One of the key tests I shepherded through the OCAMS environmental test program was the Electromagnetic Interference and Compatibility test (EMI-EMC for short). I worked with the RF experts at NASA’s Goddard Space Flight Center to identify the proper standardized test setups for our mission, and then conveyed those requirements to the vendor to itemize contract deliverables. Negotiating statements of work may sound dull and exhausting, but you obviously haven’t spent much time in an anechoic chamber. This is where EMI/EMC testing occurs. The chamber is designed to be non-reflective and completely silent to noise, from either external sounds or internal electromagnetic waves (so good luck getting a wifi signal in there). Through our testing, we determined that there were no excessive emissions by the OCAMS instrument, especially in the frequency band that the spacecraft uses to communicate. We also verified that the OCAMS camera performance is not susceptible to any of the emissions we may experience during operations near and around the asteroid Bennu. Recently, I also had the chance to support the same testing but at the vehicle (spacecraft) level. The difference with this test was that all of the payloads (instruments) were on the spacecraft and were actively and concurrently producing science data. This test validated our instrument level results and provided the verification necessary to prove there would be no impact to the launch vehicle (an Atlas V rocket) or the spacecraft during launch activities.
OCAM EMI-EMC testing
The three cameras of OCAMS sit in an anechoic chamber while undergoing EMI-EMC testing.

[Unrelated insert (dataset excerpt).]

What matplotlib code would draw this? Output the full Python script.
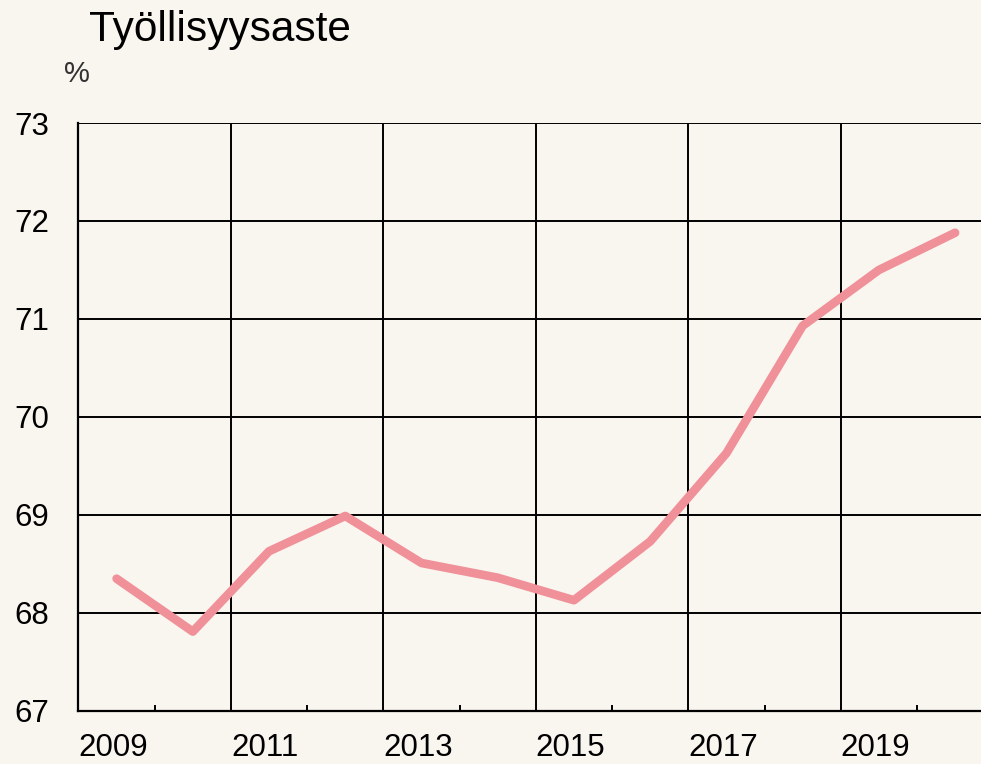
import matplotlib.pyplot as plt
import numpy as np

plt.rcParams['font.family'] = ['Liberation Sans', 'DejaVu Sans']

# employment rate by year (%)
years = [2009, 2010, 2011, 2012, 2013, 2014, 2015, 2016, 2017, 2018, 2019, 2020]
rate = [68.35, 67.81, 68.63, 68.99, 68.51, 68.36, 68.13, 68.73, 69.63, 70.93, 71.50, 71.88]
tick_years = [2009, 2011, 2013, 2015, 2017, 2019]
minor_years = [2010, 2012, 2014, 2016, 2018, 2020]

bg = '#f9f5ef'
fig = plt.figure(figsize=(9.81, 7.64), dpi=100, facecolor=bg)
ax = fig.add_axes([0.080, 0.0694, 0.920, 0.7696], facecolor=bg)

# values sit in the middle of each year
x = np.array(years) + 0.5
ax.plot(x, rate, color='#f09098', lw=6.2, solid_capstyle='round', zorder=3)

ax.set_xlim(2009, 2020.84)
ax.set_ylim(67, 73)
ax.set_xticks(tick_years)
ax.set_xticklabels([str(y) for y in tick_years], ha='left')
ax.xaxis.set_minor_locator(plt.FixedLocator(minor_years))
ax.set_yticks(range(67, 74))

ax.grid(True, which='major', color='black', lw=1.4, zorder=1)
ax.tick_params(axis='x', which='major', length=0, pad=16, labelsize=22.5, labelcolor='black')
ax.tick_params(axis='x', which='minor', direction='in', length=4.5, width=1.4, color='black')
ax.tick_params(axis='y', length=0, pad=21, labelsize=22.5)

for s in ['top', 'right']:
    ax.spines[s].set_visible(False)
for s in ['left', 'bottom']:
    ax.spines[s].set_linewidth(1.6)
    ax.spines[s].set_color('black')
ax.set_axisbelow(True)

fig.text(89 / 981, 1 - 30 / 764, 'Työllisyysaste', fontsize=30.5, va='center', ha='left')
fig.text(64 / 981, 1 - 74 / 764, '%', fontsize=21, va='center', ha='left', color='#333333')

fig.savefig('out.png', dpi=100, facecolor=bg)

Fortunately, after the conclusion of the OCAMS test program and the delivery of the instrument to the spacecraft, I have been able to continue with OCAMS in providing ATLO (spacecraft Assembly Test Launch Operations) support. Being knowledgeable in OCAMS’s functionality and commanding, I work closely with the operations team to define system verification tests that prove out different phases of the mission before launch. This has given me insight into the future decisions that will have to be made during mission science operations to coordinate and balance science value with operational risk.
The OSIRIS-REx mission is awe-inspiring. It pushes the limits of current space exploration efforts and will help shape and guide future generations of scientists and engineers. Like the Phoenix rising from the ashes, my inspiration was derived from previous space endeavors, and I hope to continue this “pay-it-forward” attitude to help inspire this country’s future doers and dreamers.